These two blue yarns, linen on the left and cotton on the right were wound on together for the warp. It really helps to have them on a lazy kate so that they run smoothly when you start to thread up.
Using a 10 dent (40/10cm ) reed with this fine yarn threaded double gives a good drape to the fabric. I like to thread up across the reed with my main colours leaving gaps as I go. Then I fill in with other yarns in shades of blue using up small amounts. This can give your fabric an interesting depth of colour without making too obvious a stripe and will ensure that both selvedges use the same yarn so that the weaving will tension evenly.
The weft is a lovely smooth mercerised cotton in a DK thickness and a slightly warmer blue which offsets the mixed warp. It grew really quickly and was nice to work with on the 20″ (50cm) Ashford Knitters loom which is really one of my favourites as it is so easy to use and travels well. I washed the fabric in hot soapy water before hanging it on the line to dry on a nice breezy day. It shrank by about 4″ (10cm) in length and 1″(3cm) in the width. Its always important to wash your weaving before you cut it out so you know what you length you have to work with and there are no hidden surprises!
As the fabric is 18″ (46cm) wide I have a centre seam down the front and back of the dress. I left a good gap at the bottom to give lots of movement and secured the seam with a feature button.

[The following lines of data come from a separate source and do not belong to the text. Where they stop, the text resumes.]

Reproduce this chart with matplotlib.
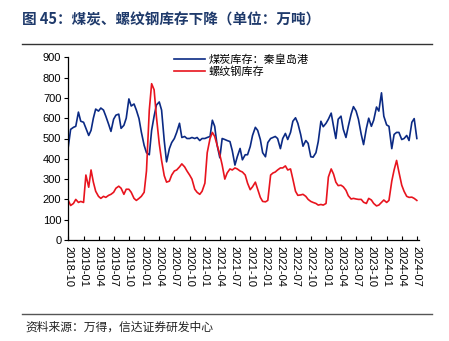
import pandas as pd
import matplotlib.pyplot as plt
import matplotlib.dates as mdates

plt.rcParams['font.family'] = ['Liberation Sans', 'Noto Sans CJK SC', 'DejaVu Sans']

# semi-monthly readings, 2018-10-01 .. 2024-07-01
start_date = "2018-10-01"

coal_qhd = [
    460, 545, 555, 560, 630, 585, 580, 550, 515, 540,
    600, 645, 635, 650, 640, 610, 570, 535, 595, 615,
    620, 550, 565, 600, 695, 660, 670, 640, 598, 532,
    466, 430, 420, 540, 610, 665, 680, 640, 490, 385,
    450, 480, 500, 530, 575, 505, 510, 500, 500, 505,
    500, 505, 490, 500, 500, 505, 510, 590, 560, 470,
    405, 500, 495, 490, 485, 440, 369, 410, 451, 395,
    420, 420, 460, 515, 555, 540, 495, 430, 410, 480,
    500, 505, 510, 500, 450, 500, 525, 495, 530, 585,
    602, 575, 520, 462, 490, 476, 410, 408, 430, 485,
    585, 558, 575, 595, 625, 560, 500, 595, 610, 545,
    505, 560, 620, 657, 635, 595, 520, 470, 550, 600,
    560, 590, 655, 635, 725, 610, 567, 560, 450, 520,
    530, 530, 495, 500, 515, 490, 580, 598, 500,
]

rebar = [
    195, 170, 180, 200, 185, 190, 185, 320, 260, 345,
    285, 240, 215, 205, 215, 210, 220, 225, 235, 255,
    265, 255, 225, 250, 250, 235, 205, 195, 205, 215,
    235, 340, 640, 770, 740, 607, 474, 392, 317, 285,
    290, 320, 340, 345, 360, 375, 360, 340, 320, 300,
    250, 235, 225, 240, 280, 430, 500, 530, 510, 470,
    420, 370, 300, 330, 350, 345, 355, 350, 340, 335,
    320, 280, 248, 262, 285, 250, 210, 190, 188, 195,
    320, 330, 335, 345, 355, 355, 365, 345, 350, 300,
    240, 220, 222, 225, 215, 200, 190, 185, 180, 172,
    175, 172, 180, 310, 350, 325, 285, 268, 270, 262,
    245, 218, 202, 205, 202, 200, 200, 186, 180, 205,
    197, 180, 168, 172, 185, 197, 185, 195, 290, 345,
    392, 335, 270, 240, 215, 210, 211, 205, 195,
]

series_names = ["煤炭库存：秦皇岛港", "螺纹钢库存"]
tick_dates = pd.date_range("2018-10-01", "2024-07-01", freq="QS")

dates = pd.date_range(start_date, periods=len(coal_qhd), freq="SMS")

fig = plt.figure(figsize=(4.49, 3.41), dpi=100)
W, H = 449, 341
ax = fig.add_axes([68.3 / W, 1 - 240 / H, (418.5 - 68.3) / W, (240 - 57.3) / H])

ax.plot(dates, coal_qhd, color="#0B2A84", lw=1.2, label=series_names[0])
ax.plot(dates, rebar, color="#E8141E", lw=1.2, label=series_names[1])

ax.set_ylim(0, 900)
ax.set_yticks(range(0, 901, 100))
ax.set_xlim(pd.Timestamp("2018-10-01"), pd.Timestamp("2024-07-11"))
ax.set_xticks(tick_dates)
ax.xaxis.set_major_formatter(mdates.DateFormatter("%Y-%m"))
for lab in ax.get_xticklabels():
    lab.set_rotation(-90)
    lab.set_va("top")
    lab.set_ha("center")

ax.tick_params(axis="x", direction="in", length=3, labelsize=8, pad=4)
ax.tick_params(axis="y", direction="out", length=3, labelsize=8, pad=2)
for s in ["top", "right"]:
    ax.spines[s].set_visible(False)
for s in ["left", "bottom"]:
    ax.spines[s].set_linewidth(0.9)

leg = ax.legend(loc="upper left", bbox_to_anchor=((174 - 68.3) / 350.2, 1.015),
                frameon=False, handlelength=2.8, handletextpad=0.3,
                borderpad=0, borderaxespad=0, labelspacing=0.15,
                prop={"family": ["Noto Sans CJK SC"], "size": 8})

# title and frame lines
fig.text(22 / W, 1 - 20 / H, "图 45：煤炭、螺纹钢库存下降（单位：万吨）",
         fontsize=10.5, fontweight="bold", color="#1F3A6B", va="center", ha="left",
         family=["Noto Sans CJK SC"])
fig.add_artist(plt.Line2D([22 / W, 432 / W], [1 - 44 / H, 1 - 44 / H],
                          color="#333333", lw=1.0))
fig.add_artist(plt.Line2D([22 / W, 432 / W], [1 - 314 / H, 1 - 314 / H],
                          color="#555555", lw=1.0))
fig.text(25 / W, 1 - 327 / H, "资料来源：万得，信达证券研发中心",
         fontsize=8.5, style="italic", color="#222222", va="center", ha="left",
         family=["Noto Sans CJK SC"])

fig.savefig("out.png", dpi=100)
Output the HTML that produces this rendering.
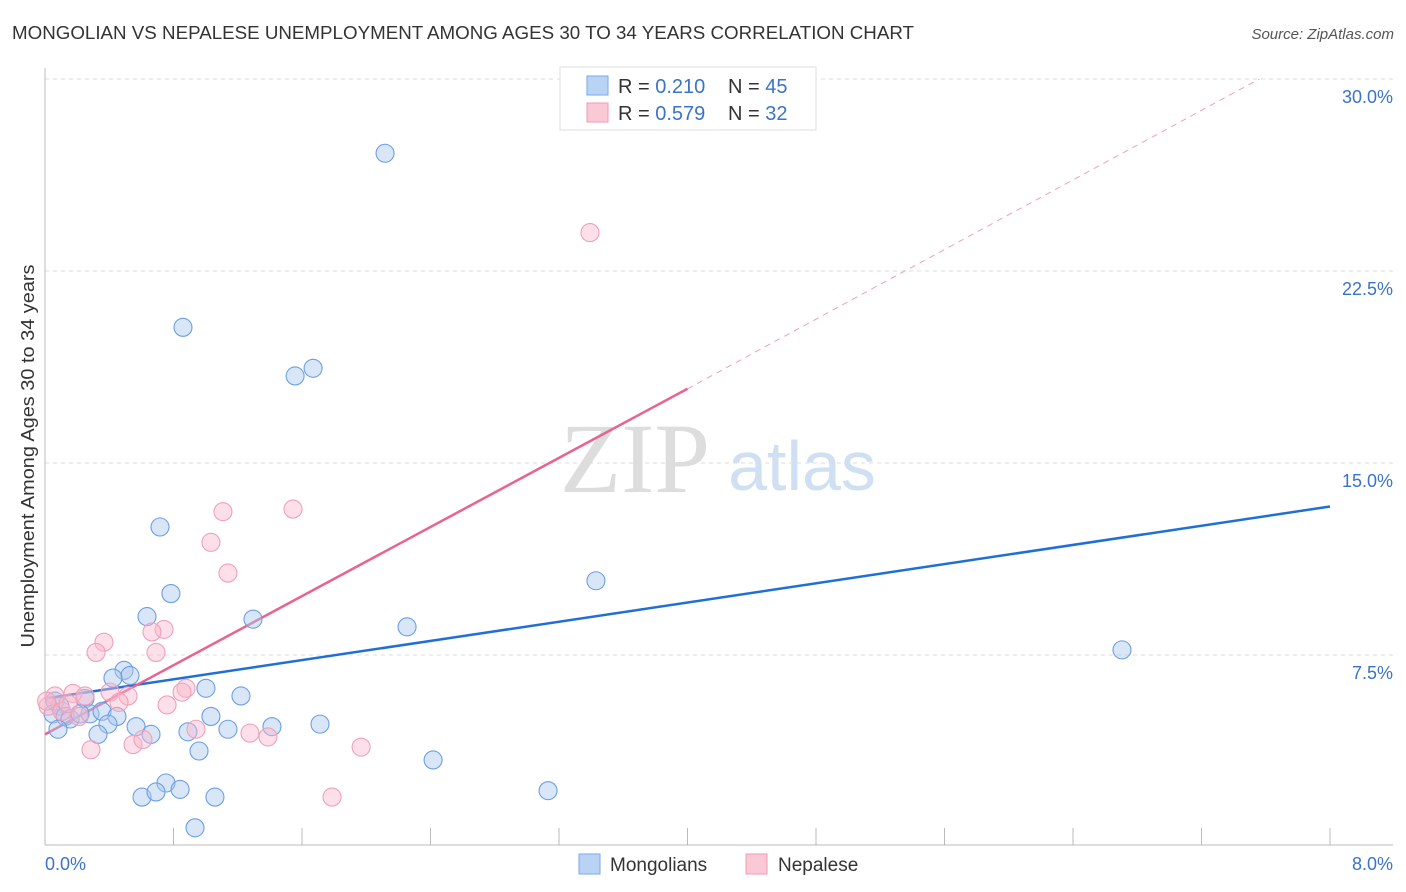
<!DOCTYPE html>
<html><head><meta charset="utf-8"><style>
body{margin:0;background:#fff;font-family:"Liberation Sans",sans-serif}
svg{display:block}
</style></head><body>
<svg id="chart" width="1406" height="892">
<text x="12" y="39" font-size="18" fill="#333" textLength="902" lengthAdjust="spacingAndGlyphs">MONGOLIAN VS NEPALESE UNEMPLOYMENT AMONG AGES 30 TO 34 YEARS CORRELATION CHART</text>
<text x="1394" y="39" font-size="15" fill="#555" font-style="italic" text-anchor="end">Source: ZipAtlas.com</text>
<text x="635" y="492" font-size="100" fill="#ddd" font-family="Liberation Serif,serif" text-anchor="middle">ZIP</text>
<text x="802" y="490" font-size="70" fill="#d0e0f3" text-anchor="middle">atlas</text>
<text transform="translate(34,456) rotate(-90)" font-size="18" fill="#333" text-anchor="middle" textLength="383" lengthAdjust="spacingAndGlyphs">Unemployment Among Ages 30 to 34 years</text>
<text x="45" y="870" font-size="18" fill="#3b73c9">0.0%</text>
<text x="1393" y="870" font-size="18" fill="#3b73c9" text-anchor="end">8.0%</text>
<g id="grid"></g><g id="ticks"></g><g id="lines"></g><g id="points"></g>
<g>
<rect x="560" y="67" width="256" height="63" fill="#fff" stroke="#ddd"/>
<rect x="587" y="76" width="21" height="19" fill="#b9d3f5" stroke="#7aa8e8"/>
<rect x="587" y="103" width="21" height="19" fill="#fbc8d6" stroke="#f19ab5"/>
<text x="618" y="93" font-size="20" fill="#333">R = <tspan fill="#3b73c9">0.210</tspan><tspan x="728">N = </tspan><tspan fill="#3b73c9">45</tspan></text>
<text x="618" y="120" font-size="20" fill="#333">R = <tspan fill="#3b73c9">0.579</tspan><tspan x="728">N = </tspan><tspan fill="#3b73c9">32</tspan></text>
</g>
<g>
<rect x="579" y="854" width="21" height="20" fill="#b9d3f5" stroke="#7aa8e8"/>
<text x="610" y="871" font-size="19" fill="#333">Mongolians</text>
<rect x="746" y="854" width="21" height="20" fill="#fbc8d6" stroke="#f19ab5"/>
<text x="778" y="871" font-size="19" fill="#333">Nepalese</text>
</g>
</svg>
<script>
const yTicks=[7.5,15,22.5,30];
const yTickLabels=["7.5%","15.0%","22.5%","30.0%"];
const xTicks=[0,0.8,1.6,2.4,3.2,4.0,4.8,5.6,6.4,7.2,8.0];
const mongX=[2.117,0.859,1.557,1.669,0.716,0.784,0.635,1.295,2.254,3.430,6.705,0.492,0.529,0.423,1.002,1.220,0.249,0.062,0.093,0.050,0.125,0.156,0.280,0.355,0.448,0.218,1.033,0.567,0.392,0.330,0.660,0.890,1.139,1.413,1.712,0.081,0.959,2.416,0.753,0.604,0.691,0.841,1.058,0.934,3.132];
const mongY=[27.1,20.3,18.4,18.7,12.5,9.9,9.0,8.9,8.6,10.4,7.7,6.9,6.7,6.6,6.2,5.9,5.8,5.7,5.5,5.2,5.1,5.0,5.2,5.3,5.1,5.2,5.1,4.7,4.8,4.4,4.4,4.5,4.6,4.7,4.8,4.6,3.75,3.4,2.5,1.95,2.15,2.25,1.95,0.75,2.2];
const nepX=[3.393,1.544,1.108,1.033,1.139,0.741,0.666,0.367,0.318,0.691,0.878,0.853,0.405,0.517,0.174,0.062,0.249,0.461,0.760,0.019,0.106,0.212,0.940,1.276,1.388,0.548,0.610,0.286,1.968,1.787,0.01,0.143];
const nepY=[24.0,13.2,13.1,11.9,10.7,8.5,8.4,8.0,7.6,7.6,6.2,6.05,6.05,5.9,6.0,5.9,5.9,5.65,5.55,5.5,5.3,5.1,4.6,4.45,4.3,4.0,4.2,3.8,3.9,1.95,5.7,5.6];
const mongTrend=[[0,5.8],[8,13.3]];
const nepTrend=[[0,4.4],[4.0,17.9]];
const nepTrendExt=[[4.0,17.9],[7.56,30]];
const NS="http://www.w3.org/2000/svg";
const X=v=>45+v/8*1285, Y=v=>847-v/30*768;
function mk(t,a,p){const e=document.createElementNS(NS,t);for(const k in a)e.setAttribute(k,a[k]);document.getElementById(p).appendChild(e);return e;}
yTicks.forEach((t,i)=>{
 const l=mk('line',{x1:45,x2:1393,y1:Y(t),y2:Y(t),stroke:'#ddd','stroke-dasharray':'4,4'},'grid');
 
 
 const tx=mk('text',{x:1393,y:Y(t)+24,'font-size':18,fill:'#3b73c9','text-anchor':'end'},'grid');
 tx.textContent=yTickLabels[i];
 
 
});
const ax=mk('line',{x1:45,x2:45,y1:68,y2:845,stroke:'#bbb'},'ticks');


const bx=mk('line',{x1:45,x2:1393,y1:845,y2:845,stroke:'#bbb'},'ticks');


xTicks.forEach(t=>{if(t>8)return;
 const l=mk('line',{x1:X(t),x2:X(t),y1:828,y2:845,stroke:'#bbb'},'ticks');
 
 
});
function pts(xs,ys,fill,stroke,name){xs.forEach((x,i)=>{
 const c=mk('circle',{cx:X(x),cy:Y(ys[i]),r:9,fill:fill,stroke:stroke,'stroke-width':1.1},'points');
 
 
});}
pts(mongX,mongY,'rgba(170,200,240,0.45)','#6b9fe2','mongolian-point');
pts(nepX,nepY,'rgba(248,185,205,0.45)','#f0a0ba','nepalese-point');
function ln(p,stroke,w,dash,name){const l=mk('line',{x1:X(p[0][0]),y1:Y(p[0][1]),x2:X(p[1][0]),y2:Y(p[1][1]),stroke:stroke,'stroke-width':w},'lines');
 if(dash)l.setAttribute('stroke-dasharray',dash);
 
 }
ln(nepTrendExt,'#f0a0b8',1,'6,5','nepalese-trend-extension');
ln(mongTrend,'#1f6fd6',2.5,null,'mongolian-trend-line');
ln(nepTrend,'#e8648e',2.5,null,'nepalese-trend-line');
</script>
</body></html>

I have repeated this feature button at the neck edge. The linen bias strip around the neck is so beautiful and came from a stand at Woolfest which sells only things made from linen thread. You can find them on http://www.namolia.com
No pinafore dress would be complete for me without pockets of some sort or another. These are evenly positioned across the side seam so that the dress hangs well and is not pulled down in the front by their weight. The linen ribbon across the top of the pockets is also made by the namolio people. Use the woven iron-on interfacing over the back of the pocket before you sew them on to give the fabric extra strength, and don’t forget to use it on all your seams after cutting out. It makes sewing your garment together so easy with no worries about fraying edges.